**Materials provided**
********************

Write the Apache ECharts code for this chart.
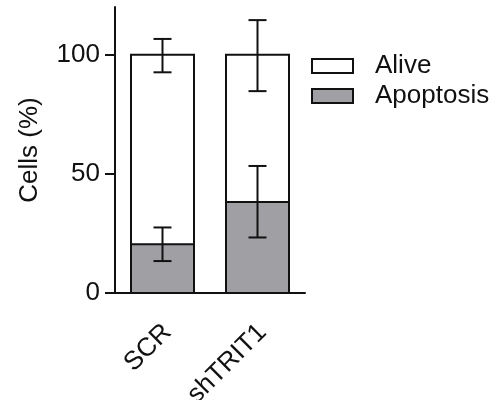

********************

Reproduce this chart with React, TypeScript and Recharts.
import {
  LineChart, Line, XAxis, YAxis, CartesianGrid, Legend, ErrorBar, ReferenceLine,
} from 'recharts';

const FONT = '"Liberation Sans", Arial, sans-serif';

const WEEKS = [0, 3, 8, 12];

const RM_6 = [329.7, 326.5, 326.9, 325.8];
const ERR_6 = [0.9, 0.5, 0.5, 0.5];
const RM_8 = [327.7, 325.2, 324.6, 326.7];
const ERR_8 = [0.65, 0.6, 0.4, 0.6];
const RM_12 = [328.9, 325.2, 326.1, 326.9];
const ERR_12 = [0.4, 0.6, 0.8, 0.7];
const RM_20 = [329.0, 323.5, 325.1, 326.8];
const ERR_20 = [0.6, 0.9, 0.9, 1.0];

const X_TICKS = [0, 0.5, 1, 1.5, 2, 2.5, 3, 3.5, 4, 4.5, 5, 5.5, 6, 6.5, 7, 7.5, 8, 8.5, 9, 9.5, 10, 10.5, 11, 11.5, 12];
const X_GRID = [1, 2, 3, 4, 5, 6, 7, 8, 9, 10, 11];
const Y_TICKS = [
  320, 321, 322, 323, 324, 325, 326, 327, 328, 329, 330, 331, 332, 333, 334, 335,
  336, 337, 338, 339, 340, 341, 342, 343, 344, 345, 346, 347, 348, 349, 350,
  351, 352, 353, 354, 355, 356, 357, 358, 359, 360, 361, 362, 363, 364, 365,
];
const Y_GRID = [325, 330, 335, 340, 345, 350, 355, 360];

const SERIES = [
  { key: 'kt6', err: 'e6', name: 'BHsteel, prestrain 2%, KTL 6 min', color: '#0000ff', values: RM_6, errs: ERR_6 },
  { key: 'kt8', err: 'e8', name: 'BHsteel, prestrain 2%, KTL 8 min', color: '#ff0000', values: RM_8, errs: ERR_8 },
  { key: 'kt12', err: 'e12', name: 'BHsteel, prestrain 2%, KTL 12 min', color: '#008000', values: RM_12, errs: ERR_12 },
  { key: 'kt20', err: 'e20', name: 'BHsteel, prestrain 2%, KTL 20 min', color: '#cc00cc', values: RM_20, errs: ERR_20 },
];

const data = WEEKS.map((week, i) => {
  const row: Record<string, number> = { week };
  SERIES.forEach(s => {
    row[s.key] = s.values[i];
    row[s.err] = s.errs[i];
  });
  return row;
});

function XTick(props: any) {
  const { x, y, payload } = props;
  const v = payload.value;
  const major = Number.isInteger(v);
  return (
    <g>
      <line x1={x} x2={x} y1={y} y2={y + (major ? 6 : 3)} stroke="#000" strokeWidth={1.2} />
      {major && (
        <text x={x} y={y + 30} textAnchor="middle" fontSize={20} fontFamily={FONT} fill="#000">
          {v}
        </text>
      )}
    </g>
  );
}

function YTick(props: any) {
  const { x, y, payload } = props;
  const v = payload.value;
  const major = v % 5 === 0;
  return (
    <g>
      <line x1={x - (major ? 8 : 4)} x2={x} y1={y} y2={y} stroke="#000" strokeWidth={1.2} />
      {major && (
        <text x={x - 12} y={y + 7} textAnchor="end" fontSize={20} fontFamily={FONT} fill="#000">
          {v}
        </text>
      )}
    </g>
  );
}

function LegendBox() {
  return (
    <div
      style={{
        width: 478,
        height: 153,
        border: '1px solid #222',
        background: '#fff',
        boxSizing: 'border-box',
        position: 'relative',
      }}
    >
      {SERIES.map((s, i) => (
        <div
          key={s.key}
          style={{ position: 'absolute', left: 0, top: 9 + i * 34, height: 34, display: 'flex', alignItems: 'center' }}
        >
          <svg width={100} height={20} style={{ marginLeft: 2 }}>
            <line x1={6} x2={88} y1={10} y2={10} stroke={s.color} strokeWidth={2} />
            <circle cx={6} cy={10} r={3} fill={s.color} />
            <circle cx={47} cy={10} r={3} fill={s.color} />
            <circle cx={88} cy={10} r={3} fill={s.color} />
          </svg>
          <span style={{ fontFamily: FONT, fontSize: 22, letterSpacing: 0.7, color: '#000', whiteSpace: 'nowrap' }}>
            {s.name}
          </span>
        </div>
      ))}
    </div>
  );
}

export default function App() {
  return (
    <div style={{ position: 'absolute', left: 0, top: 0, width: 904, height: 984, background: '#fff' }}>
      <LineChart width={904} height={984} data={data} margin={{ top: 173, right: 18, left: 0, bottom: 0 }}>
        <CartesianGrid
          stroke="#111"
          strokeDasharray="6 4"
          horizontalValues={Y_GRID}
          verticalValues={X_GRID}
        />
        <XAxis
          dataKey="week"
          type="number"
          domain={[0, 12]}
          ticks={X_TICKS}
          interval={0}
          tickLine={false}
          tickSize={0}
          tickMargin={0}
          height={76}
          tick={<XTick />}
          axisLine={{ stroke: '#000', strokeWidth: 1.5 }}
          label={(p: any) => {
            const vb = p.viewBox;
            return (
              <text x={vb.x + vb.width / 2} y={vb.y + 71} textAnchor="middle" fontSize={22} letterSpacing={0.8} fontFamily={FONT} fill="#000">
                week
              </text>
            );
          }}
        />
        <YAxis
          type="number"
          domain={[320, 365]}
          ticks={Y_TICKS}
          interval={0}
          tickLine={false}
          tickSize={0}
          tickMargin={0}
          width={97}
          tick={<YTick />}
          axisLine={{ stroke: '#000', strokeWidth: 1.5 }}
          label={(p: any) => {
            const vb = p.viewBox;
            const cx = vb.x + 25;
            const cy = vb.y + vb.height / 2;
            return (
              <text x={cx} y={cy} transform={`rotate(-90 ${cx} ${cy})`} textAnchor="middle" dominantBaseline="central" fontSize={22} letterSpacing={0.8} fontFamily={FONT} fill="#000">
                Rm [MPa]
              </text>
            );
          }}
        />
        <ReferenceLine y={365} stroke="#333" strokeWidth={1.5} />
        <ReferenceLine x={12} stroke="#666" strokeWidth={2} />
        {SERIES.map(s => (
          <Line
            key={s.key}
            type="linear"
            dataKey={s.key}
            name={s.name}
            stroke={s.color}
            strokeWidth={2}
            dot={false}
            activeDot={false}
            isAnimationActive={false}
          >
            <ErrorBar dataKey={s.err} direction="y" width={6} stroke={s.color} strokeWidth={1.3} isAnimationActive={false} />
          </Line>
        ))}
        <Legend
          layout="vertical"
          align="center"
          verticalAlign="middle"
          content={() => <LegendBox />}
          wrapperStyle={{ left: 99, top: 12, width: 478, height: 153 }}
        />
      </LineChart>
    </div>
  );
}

********************

**Description of the task**
Repeat exactly the lines running from the one with "Reproduce this chart" through the one with "const ERR_20 = [0.6, 0.9, 0.9, 1.0];", both included.

**Task output**
Reproduce this chart with React, TypeScript and Recharts.
import {
  LineChart, Line, XAxis, YAxis, CartesianGrid, Legend, ErrorBar, ReferenceLine,
} from 'recharts';

const FONT = '"Liberation Sans", Arial, sans-serif';

const WEEKS = [0, 3, 8, 12];

const RM_6 = [329.7, 326.5, 326.9, 325.8];
const ERR_6 = [0.9, 0.5, 0.5, 0.5];
const RM_8 = [327.7, 325.2, 324.6, 326.7];
const ERR_8 = [0.65, 0.6, 0.4, 0.6];
const RM_12 = [328.9, 325.2, 326.1, 326.9];
const ERR_12 = [0.4, 0.6, 0.8, 0.7];
const RM_20 = [329.0, 323.5, 325.1, 326.8];
const ERR_20 = [0.6, 0.9, 0.9, 1.0];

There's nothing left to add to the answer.